# What do you guys do at home?



## short circuit (Sep 19, 2016)

What are some SP activities to do at home?

I generally workout, listen to music, sketch, play guitar, watch TV, go on online forums, video games (if you play video games what ones do you play I need suggestions), and sleep.


----------



## pwowq (Aug 7, 2016)

"Nothing". -> eat, sleep, internet, gaming(1), workout, running, reading, procrastinating, shopping, tinker, tinkering, poke stuff with tools, tinker, messing with stuff.

Nothing. I have no life.

1 = World of Tanks, Civilazation 6, Hearts of Iron 2 Darkest Hour. When Steam summer-sale is on I'm looking for GTA5, Hearts of Iron 4, latest Doom.


----------



## The red spirit (Sep 29, 2015)

pwowq said:


> When Steam summer-sale is on


lol noob XD

#PiracyMasterRace


----------



## pwowq (Aug 7, 2016)

The red spirit said:


> lol noob XD
> 
> #PiracyMasterRace


#poor_thing;(


----------



## Fleetfoot (May 9, 2011)

Sleep and naps.


----------



## heymoon (Nov 26, 2016)

I play guitar, ukulele, or piano, read, listen to music, watch YouTube, scroll through social media, or just sleep. If I'm in a depressive episode tho I'll pretty much only lay in bed and listen to music for hours on end.


----------



## shazam (Oct 18, 2015)

I watch a lot of gaming videos; see whats happening with esports. Especially Optic gaming. I don't watch the young guys though, just the founders team game plays. They're great guys and I like their dynamic. They're called Old Men Of Optic (OMoO).

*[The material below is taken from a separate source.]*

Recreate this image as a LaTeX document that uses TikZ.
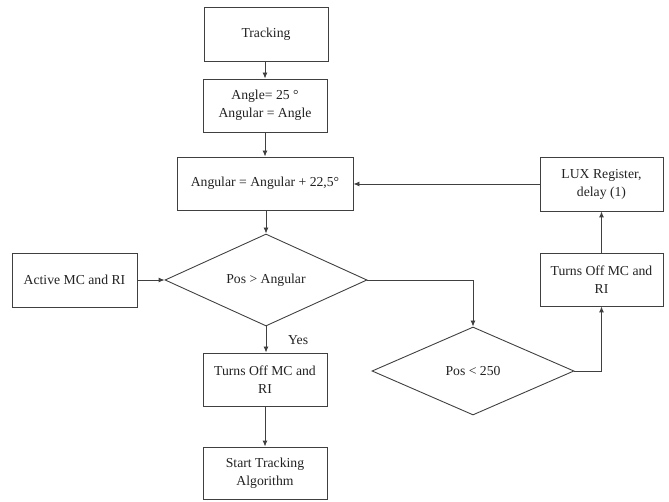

Try find a good song to enjoy. That one's tough.

Then I get some updates on what's happening with UFC. Cormier is fighting Jones this day next month, and I'm rooting for Cormier.

Sometimes I think about learning about some really interesting stuff like Chaos Theory. I might watch some Neil DeGrasse Tyson videos. He's a scientist/astrophysicist and explains things fantastically.

Then I might play guitar for a while, feed my fish. Probably think about going for a run, or going to bed early, and running in the morning. Then I listen to OMoO vids falling asleep like a radio.


----------



## Jaune (Jul 11, 2013)

Mostly I just listen to music or do something online.


----------



## Acadia (Mar 20, 2014)

play guitar, play with my dog. kick the soccer ball around outside and practice; skateboard. I'm currently doing a lot of stuff for school, so yesterday when I was feeling burned out from studying I sat on the porch and ate an ice cream cone. when I'm feelin mellow I listen to music or watch something interesting on Netflix. drink coffee.


----------



## Notus Asphodelus (Jan 20, 2015)

Skateboarding, listening to music, watching Youtube, reading and napping.


----------



## Elena13 (Jun 7, 2017)

Watching YouTube or TV shows, listening to music or reading. 
It doesn't mather what I do, I always forget the time and suddenly I realise that it is 4am.


----------



## Bernard Bernoulli (Jul 28, 2016)

Generally just scratch my balls, pick my nose, fart a lot and masturbate. But I also read a lot of news, research random topics of interest, play guitar and scrabble, pet my cats, and organize/get rid of shit I don't use anymore. 

I am not a Netflix/Hulu addict at all, GOT is the only show I follow right now and I haven't even finished last season.


----------



## atamagasuita (May 15, 2016)

I masturbate


----------



## overlordofpizza (Jun 15, 2015)

Play my guitar and bass, sing, draw, play video games, torment my cat, wish I were somewhere else, sleep.


----------



## Ky0shi (Jul 29, 2017)

Play video games, watch anime, read, look up whatever thing I am curious about, look at funny memes, look up vocab words that I heard or said to make sure that I correctly defined or used them correctly, mindlessly wander through my house when I am thinking of something in my head but can't remember why I got up from my couch.


----------



## ElusiveFeather (Dec 29, 2016)

Ky0shi said:


> look up whatever thing I am curious about, look at funny memes, look up vocab words that I heard or said to make sure that I correctly defined or used them correctly, mindlessly wander through my house when I am thinking of something in my head but can't remember why I got up from my couch.


Yesssssssss! XD

Based off the past week:

Walk
paint
Video games or solitaire etc on the computer
Chill outside with my pets
Family tree
Youtube
Read
clean 
watch documentaries
Read webtoons
Daydream 
Puzzle section of the newspaper
Look for cheap flights abroad (I usually fail at this)


Pretty boring and standard XD


----------